La alegría mucho más que una emoción es una convicción, una actitud ante la vida que le permite mirar con esperanza los momentos de nuestra vida. Es una decisión que conlleva un compromiso y un cambio interior. A pesar de lo adverso, encontrar ahí la luz de la verdad. Tal y como lo diría Víctor Frankl, padre de la logoterapia y sobreviviente del holocausto judío, el ser humano posee la libertad interior para decidir como reaccionar ante los acontecimientos, que perspectiva adoptar ante los condicionamientos que se le presenten. Somos los únicos capaces de encontrar significado cuando todo parece estar acabado, de poder crecer y aprender a pesar de las circunstancias en las que nos encontremos, de tener fe cuando podemos estar resignados. Este es el verdadero espíritu humano, de lucha y de resiliencia, de superación y de ímpetu. El cristiano es aquel que se alegra en su debilidad, porque ahí es donde se manifiesta la gracia, el que se reconoce necesitado de Cristo y ahí es donde encuentra la verdadera libertad.
Ser cristiano significa reafirmar que estamos llamados a la santidad, que somos de Cristo y para Cristo, y encontrar en Él la felicidad que tanto anhela nuestro corazón. El Creador nos ha predestinado y en Cristo podemos alcanzar este llamado.
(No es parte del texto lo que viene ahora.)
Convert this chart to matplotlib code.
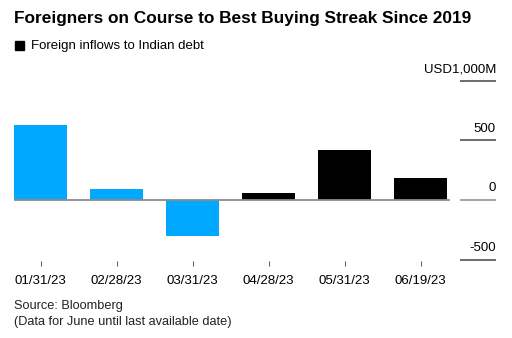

Es propio del cristiano vivir siempre la alegría al máximo y compartirla con todos, la alegría de que hemos sido salvados y que su amor nos sostiene. Se disipan los miedos y ya no existe camino incierto, nuestra vida es el Resucitado y ni siquiera la muerte es capaz de apartarnos de su amor. La alegría cristiana es una invitación permanente a mirar el mundo con los ojos de Cristo, una mirada de esperanza ante la realidad y que nos motiva a confiar en la Verdad.
Roguemos la intercesión de María, la Madre del Salvador, que supo contagiarnos con la alegría de su entrega profunda y total, y que de forma valiente se atrevió a amar sin límites y supo ser fiel a la voluntad de Dios en todo momento.
¡Vivamos la alegría de ser amados incondicionalmente!
"Alégrense siempre en el Señor. Vuelvo a insistir, alégrense. Que la bondad de ustedes sea conocida por todos los hombres. El Señor está cerca."